Plastics are fascinating. They are considered banal or cheap but they’re also futuristic: colloquial and scientific all at the same time. Plastics have this relationship between the literal and the metaphorical — they are often asked to stand in for things in the natural world, a replacement for wood, steel and rock. So there’s this literary tension between the literal and the metaphorical.

I suggest that culture itself is a kind of polymer. If you look at cultural memes repeated on the Internet, YouTube and Facebook, they have a kind of polymeric structure: things get repeated and chains get built and extended.
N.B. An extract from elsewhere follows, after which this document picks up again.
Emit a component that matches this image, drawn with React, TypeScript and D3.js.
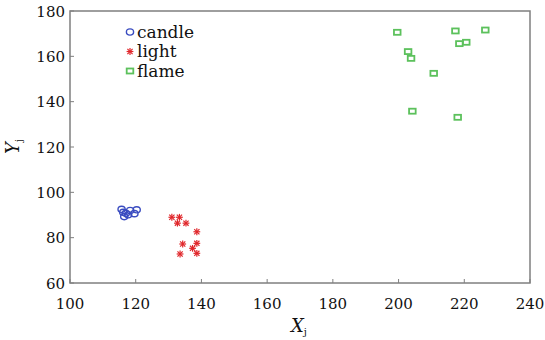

Culture is also a kind of plastic in the way that people think about it and treat it in the popular media.

ACCN Who is your audience?

AD I expect and hope that my work will appeal to poets, environmentalists, literary scholars, researchers and students in the arts and science as well as a general audience. Given that poetry is concerned with the limits of language and the experimental horizons of writing, I think it is uniquely positioned to engage these sorts of questions. In the contemporary zeitgeist, people are thinking a lot more about the relationship between nature and culture as we’re confronted with issues like global warming or issues of local pollution. I’d like to frame the discussion in a unique way.

ACCN Do you see chemistry as a cause or a solution for environmental problems?

AD It’s too easy to condemn the presence of the chemicals around us. I think in many ways the environmental crisis is very much a crisis of imagination. By this I mean that we have to think about how we construct our relationships to the things we produce and the things we consume — these are fluid and culturally determined definitions. My project is about paying attention to this, and trying to shift the conversation a bit as well as grounding it in my own body. I think that it’s easy sometimes for us to forget that while pollution concerns are out there, they’re in here too, inside our own bodies, and I want that to be my point of departure.